Stability of script for HDP platform
This isn't meant as a criticism, as I realise there are 1,000 possible things that could be going wrong, but this script seems to only successfully deploy a cluster in around 1 in 5 attempts.
The exception seems to be different each time, but the common ones are: at upload of config scripts:
Uploading ...20150811-000113-Hq6/install-ambari-components.sh: 3.9 KiB/3.9 KiB
CommandException: 1 files/objects could not be transferred.
when running deploy scripts on master / workers:
Mon, Aug 10, 2015 11:55:27 PM: Exited 1 : gcloud --project=yyyy --quiet --verbosity=info compute ssh hadoop-w-1 --command=sudo su -l -c "cd ${PWD} && ./ambari-setup.sh" 2>>ambari-setup_deploy.stderr 1>>ambari-setup_deploy.stdout --ssh-flag=-tt --ssh-flag=-oServerAliveInterval=60 -- ssh-flag=-oServerAliveCountMax=3 --ssh-flag=-oConnectTimeout=30 --zone=europe-west1-b
Mon, Aug 10, 2015 11:55:28 PM: Fetching on-VM logs from hadoop-w-1
Warning: Permanently added 'x.y.z.m' (RSA) to the list of known hosts.

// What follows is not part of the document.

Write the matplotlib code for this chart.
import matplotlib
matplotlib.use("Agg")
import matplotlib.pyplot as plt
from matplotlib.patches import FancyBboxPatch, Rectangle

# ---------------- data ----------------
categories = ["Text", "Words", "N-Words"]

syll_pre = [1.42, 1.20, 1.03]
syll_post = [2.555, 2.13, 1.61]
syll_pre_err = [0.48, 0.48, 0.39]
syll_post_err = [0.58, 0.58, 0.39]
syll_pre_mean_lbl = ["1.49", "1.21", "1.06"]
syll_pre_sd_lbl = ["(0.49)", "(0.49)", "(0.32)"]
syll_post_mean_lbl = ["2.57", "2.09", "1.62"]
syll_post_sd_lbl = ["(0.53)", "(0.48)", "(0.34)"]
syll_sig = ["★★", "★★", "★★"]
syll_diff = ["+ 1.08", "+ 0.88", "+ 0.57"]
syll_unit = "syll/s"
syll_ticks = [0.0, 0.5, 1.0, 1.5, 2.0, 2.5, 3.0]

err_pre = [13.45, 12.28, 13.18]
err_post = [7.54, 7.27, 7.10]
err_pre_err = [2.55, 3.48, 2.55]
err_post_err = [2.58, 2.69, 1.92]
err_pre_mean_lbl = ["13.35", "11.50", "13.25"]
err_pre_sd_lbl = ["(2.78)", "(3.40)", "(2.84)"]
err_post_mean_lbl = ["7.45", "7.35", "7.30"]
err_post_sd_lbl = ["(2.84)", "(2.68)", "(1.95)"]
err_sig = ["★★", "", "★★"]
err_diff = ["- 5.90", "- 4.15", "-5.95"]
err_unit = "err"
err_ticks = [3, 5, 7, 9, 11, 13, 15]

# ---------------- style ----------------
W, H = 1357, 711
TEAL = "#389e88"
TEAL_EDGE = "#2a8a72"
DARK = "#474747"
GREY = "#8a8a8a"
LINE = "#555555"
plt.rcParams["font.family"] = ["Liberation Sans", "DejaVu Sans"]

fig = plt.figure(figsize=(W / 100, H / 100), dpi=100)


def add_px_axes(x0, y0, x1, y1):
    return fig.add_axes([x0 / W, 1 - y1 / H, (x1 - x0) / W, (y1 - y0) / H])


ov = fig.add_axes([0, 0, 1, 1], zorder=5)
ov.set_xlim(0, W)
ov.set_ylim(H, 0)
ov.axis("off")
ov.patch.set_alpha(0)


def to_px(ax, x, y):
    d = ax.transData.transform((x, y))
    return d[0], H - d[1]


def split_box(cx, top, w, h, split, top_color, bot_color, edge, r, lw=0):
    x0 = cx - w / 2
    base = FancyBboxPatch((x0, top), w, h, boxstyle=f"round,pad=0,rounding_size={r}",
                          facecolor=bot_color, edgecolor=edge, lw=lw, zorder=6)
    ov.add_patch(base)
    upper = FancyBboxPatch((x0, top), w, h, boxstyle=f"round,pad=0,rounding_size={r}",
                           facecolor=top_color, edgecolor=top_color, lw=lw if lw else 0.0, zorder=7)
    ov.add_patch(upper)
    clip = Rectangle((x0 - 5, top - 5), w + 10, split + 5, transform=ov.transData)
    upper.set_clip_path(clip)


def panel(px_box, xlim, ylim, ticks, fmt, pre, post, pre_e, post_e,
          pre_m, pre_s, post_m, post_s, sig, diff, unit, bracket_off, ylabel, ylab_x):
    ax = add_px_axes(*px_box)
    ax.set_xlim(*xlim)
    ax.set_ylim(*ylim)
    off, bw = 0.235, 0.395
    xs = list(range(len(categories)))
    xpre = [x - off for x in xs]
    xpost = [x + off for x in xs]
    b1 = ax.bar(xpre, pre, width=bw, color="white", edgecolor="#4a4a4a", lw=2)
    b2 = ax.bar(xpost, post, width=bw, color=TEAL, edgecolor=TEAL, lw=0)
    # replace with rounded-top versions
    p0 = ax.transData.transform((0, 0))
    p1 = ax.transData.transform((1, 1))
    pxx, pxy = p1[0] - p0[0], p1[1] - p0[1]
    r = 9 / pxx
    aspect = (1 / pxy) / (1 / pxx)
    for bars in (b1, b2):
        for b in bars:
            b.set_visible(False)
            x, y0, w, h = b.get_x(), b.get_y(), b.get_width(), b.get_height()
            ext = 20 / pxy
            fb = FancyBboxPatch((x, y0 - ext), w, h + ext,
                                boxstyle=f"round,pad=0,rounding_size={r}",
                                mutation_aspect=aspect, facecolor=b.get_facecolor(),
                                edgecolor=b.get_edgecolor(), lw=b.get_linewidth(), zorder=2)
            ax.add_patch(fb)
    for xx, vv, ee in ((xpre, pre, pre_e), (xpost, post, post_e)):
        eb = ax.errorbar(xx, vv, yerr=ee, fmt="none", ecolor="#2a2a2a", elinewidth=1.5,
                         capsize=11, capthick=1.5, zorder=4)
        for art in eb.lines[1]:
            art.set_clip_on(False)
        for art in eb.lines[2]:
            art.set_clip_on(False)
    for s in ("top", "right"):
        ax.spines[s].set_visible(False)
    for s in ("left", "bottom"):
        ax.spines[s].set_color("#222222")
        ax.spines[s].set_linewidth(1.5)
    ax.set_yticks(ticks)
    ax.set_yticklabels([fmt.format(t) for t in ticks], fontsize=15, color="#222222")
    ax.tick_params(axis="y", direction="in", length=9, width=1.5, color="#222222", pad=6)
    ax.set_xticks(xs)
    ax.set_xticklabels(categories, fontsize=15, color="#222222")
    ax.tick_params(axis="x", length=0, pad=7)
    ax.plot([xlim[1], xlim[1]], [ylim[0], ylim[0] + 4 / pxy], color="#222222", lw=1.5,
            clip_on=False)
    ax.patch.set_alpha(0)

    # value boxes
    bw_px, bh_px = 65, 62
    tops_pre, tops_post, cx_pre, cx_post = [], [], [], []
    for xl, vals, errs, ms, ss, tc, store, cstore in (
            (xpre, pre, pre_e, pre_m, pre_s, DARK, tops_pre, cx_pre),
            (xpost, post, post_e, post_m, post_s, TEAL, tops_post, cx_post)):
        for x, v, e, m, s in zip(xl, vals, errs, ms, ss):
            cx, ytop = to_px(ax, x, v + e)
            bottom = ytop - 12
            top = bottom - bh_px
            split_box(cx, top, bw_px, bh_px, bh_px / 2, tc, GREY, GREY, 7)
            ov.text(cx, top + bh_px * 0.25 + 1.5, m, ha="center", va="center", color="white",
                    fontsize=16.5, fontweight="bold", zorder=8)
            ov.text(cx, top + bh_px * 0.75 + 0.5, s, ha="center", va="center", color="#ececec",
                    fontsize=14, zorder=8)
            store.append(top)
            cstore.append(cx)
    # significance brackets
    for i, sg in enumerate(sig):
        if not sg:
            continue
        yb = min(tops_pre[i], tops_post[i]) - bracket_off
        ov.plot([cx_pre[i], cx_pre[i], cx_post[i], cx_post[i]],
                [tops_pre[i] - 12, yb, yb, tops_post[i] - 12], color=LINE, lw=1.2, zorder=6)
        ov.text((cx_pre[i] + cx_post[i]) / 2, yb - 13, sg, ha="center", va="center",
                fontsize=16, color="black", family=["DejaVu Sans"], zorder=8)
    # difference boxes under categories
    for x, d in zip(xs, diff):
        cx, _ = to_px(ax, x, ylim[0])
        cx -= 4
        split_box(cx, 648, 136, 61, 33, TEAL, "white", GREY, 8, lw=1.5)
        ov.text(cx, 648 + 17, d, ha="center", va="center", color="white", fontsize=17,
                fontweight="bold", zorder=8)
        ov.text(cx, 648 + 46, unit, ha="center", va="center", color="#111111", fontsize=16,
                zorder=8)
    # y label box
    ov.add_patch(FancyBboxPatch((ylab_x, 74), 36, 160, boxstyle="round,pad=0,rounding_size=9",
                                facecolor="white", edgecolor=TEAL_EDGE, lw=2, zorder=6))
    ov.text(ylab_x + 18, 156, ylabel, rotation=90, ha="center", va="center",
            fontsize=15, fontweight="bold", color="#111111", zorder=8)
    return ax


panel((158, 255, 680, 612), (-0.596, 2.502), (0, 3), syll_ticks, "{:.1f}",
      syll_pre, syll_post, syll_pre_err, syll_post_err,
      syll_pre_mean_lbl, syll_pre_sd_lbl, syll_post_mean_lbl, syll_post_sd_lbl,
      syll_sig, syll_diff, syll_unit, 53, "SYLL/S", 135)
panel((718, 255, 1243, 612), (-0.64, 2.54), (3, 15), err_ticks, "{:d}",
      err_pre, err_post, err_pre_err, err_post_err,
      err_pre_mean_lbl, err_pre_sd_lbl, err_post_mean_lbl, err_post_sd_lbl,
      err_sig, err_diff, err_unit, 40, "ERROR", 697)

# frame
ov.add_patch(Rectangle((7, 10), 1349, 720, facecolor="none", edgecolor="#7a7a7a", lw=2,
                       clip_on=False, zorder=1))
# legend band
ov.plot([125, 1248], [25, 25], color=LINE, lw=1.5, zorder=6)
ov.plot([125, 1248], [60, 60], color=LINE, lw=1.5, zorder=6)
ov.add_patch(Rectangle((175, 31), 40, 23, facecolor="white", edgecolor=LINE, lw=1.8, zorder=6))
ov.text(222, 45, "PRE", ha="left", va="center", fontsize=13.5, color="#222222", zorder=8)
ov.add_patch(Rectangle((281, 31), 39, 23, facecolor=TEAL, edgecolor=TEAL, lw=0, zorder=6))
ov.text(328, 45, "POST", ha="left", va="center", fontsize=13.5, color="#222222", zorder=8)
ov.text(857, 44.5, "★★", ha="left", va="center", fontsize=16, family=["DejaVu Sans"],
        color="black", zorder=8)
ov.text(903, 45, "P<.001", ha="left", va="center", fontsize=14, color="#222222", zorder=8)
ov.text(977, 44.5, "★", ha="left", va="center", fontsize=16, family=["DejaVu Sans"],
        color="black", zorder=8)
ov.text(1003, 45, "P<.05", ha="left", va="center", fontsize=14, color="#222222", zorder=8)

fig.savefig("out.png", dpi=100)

...Mon, Aug 10, 2015 11:57:43 PM: Command failed: wait ${SUBPROC} on line 326.
during the ambari-components install
Mon, Aug 10, 2015 11:43:54 PM: Step 'deploy-client-nfs-setup,deploy-client-nfs-setup' done...

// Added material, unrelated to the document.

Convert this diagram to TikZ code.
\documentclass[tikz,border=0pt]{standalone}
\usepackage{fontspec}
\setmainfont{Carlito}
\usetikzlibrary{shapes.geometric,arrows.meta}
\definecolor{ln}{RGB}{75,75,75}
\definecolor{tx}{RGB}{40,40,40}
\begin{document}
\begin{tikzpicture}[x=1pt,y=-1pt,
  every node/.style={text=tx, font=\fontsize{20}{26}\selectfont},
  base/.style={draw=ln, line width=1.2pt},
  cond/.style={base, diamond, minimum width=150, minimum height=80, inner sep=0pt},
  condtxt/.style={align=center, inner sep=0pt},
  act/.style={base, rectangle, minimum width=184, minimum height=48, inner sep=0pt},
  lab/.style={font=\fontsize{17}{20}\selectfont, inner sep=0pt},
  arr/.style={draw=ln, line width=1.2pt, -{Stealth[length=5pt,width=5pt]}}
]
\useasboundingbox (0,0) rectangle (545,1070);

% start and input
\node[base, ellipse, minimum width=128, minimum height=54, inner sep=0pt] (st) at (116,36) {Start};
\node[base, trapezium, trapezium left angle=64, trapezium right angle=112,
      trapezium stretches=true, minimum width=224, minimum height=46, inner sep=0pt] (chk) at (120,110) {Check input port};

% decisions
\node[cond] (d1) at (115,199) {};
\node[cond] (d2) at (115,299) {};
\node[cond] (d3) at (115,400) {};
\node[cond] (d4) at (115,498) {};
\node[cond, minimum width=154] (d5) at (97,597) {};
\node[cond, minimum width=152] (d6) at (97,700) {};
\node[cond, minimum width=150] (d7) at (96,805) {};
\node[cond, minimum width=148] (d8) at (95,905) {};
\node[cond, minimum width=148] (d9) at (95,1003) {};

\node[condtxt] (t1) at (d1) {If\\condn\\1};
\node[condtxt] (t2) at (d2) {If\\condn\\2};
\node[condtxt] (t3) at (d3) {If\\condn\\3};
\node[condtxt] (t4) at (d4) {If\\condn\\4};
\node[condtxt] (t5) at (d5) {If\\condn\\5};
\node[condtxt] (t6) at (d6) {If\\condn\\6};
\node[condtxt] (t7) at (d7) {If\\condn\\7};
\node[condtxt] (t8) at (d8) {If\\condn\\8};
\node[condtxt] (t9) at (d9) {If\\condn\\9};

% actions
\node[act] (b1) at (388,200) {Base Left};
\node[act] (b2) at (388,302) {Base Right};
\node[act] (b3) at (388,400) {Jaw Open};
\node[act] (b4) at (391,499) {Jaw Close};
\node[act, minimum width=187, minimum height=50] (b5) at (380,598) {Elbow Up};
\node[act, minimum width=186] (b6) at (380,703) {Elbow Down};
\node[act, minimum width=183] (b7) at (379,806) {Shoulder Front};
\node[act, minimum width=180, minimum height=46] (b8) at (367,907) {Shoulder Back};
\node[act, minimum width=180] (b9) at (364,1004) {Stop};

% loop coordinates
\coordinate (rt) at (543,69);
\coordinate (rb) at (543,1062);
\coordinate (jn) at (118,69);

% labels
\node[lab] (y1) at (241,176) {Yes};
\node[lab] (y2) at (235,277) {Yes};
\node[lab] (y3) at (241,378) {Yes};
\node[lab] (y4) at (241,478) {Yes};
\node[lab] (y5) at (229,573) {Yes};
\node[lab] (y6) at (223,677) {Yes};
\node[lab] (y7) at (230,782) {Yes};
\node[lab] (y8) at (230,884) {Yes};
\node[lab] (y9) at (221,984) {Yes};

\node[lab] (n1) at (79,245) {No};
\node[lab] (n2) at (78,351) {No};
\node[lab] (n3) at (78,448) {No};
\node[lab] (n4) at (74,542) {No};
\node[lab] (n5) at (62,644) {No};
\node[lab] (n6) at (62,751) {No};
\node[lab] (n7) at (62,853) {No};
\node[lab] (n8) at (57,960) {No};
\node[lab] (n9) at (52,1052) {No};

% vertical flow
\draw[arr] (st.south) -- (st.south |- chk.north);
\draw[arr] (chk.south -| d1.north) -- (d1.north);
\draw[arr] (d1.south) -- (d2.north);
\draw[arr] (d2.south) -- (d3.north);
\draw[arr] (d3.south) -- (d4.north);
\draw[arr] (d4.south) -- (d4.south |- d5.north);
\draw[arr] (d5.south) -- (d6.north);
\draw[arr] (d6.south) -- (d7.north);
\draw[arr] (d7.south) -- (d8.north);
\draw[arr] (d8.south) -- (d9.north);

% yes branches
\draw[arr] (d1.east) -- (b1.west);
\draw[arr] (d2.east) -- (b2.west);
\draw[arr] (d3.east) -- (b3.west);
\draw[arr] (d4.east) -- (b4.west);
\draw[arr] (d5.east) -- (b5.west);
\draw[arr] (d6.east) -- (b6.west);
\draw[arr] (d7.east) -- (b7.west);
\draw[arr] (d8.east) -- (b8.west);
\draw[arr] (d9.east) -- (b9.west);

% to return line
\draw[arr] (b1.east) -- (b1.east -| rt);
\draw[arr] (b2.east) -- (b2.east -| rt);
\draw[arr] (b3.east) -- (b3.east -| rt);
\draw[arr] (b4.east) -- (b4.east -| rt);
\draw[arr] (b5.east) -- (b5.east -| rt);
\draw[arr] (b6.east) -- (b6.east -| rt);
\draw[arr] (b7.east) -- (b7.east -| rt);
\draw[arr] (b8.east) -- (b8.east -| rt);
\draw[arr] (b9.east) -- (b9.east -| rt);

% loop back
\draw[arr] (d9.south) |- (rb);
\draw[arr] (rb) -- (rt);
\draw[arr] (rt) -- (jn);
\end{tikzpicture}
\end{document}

Mon, Aug 10, 2015 11:43:54 PM: Invoking on master: ./install-ambari-components.sh ../bdutil: line 318: 10548 Segmentation fault sleep '0.5'
By their nature they are hard to reproduce, as I am running the same script each time.
Thanks, every report helps :)
The "Segmentation fault" error is something we've never seen before; do you happen to know if the errors you're hitting are specific to ambari_env.sh, or do they also happen when you try to deploy default bdutil clusters?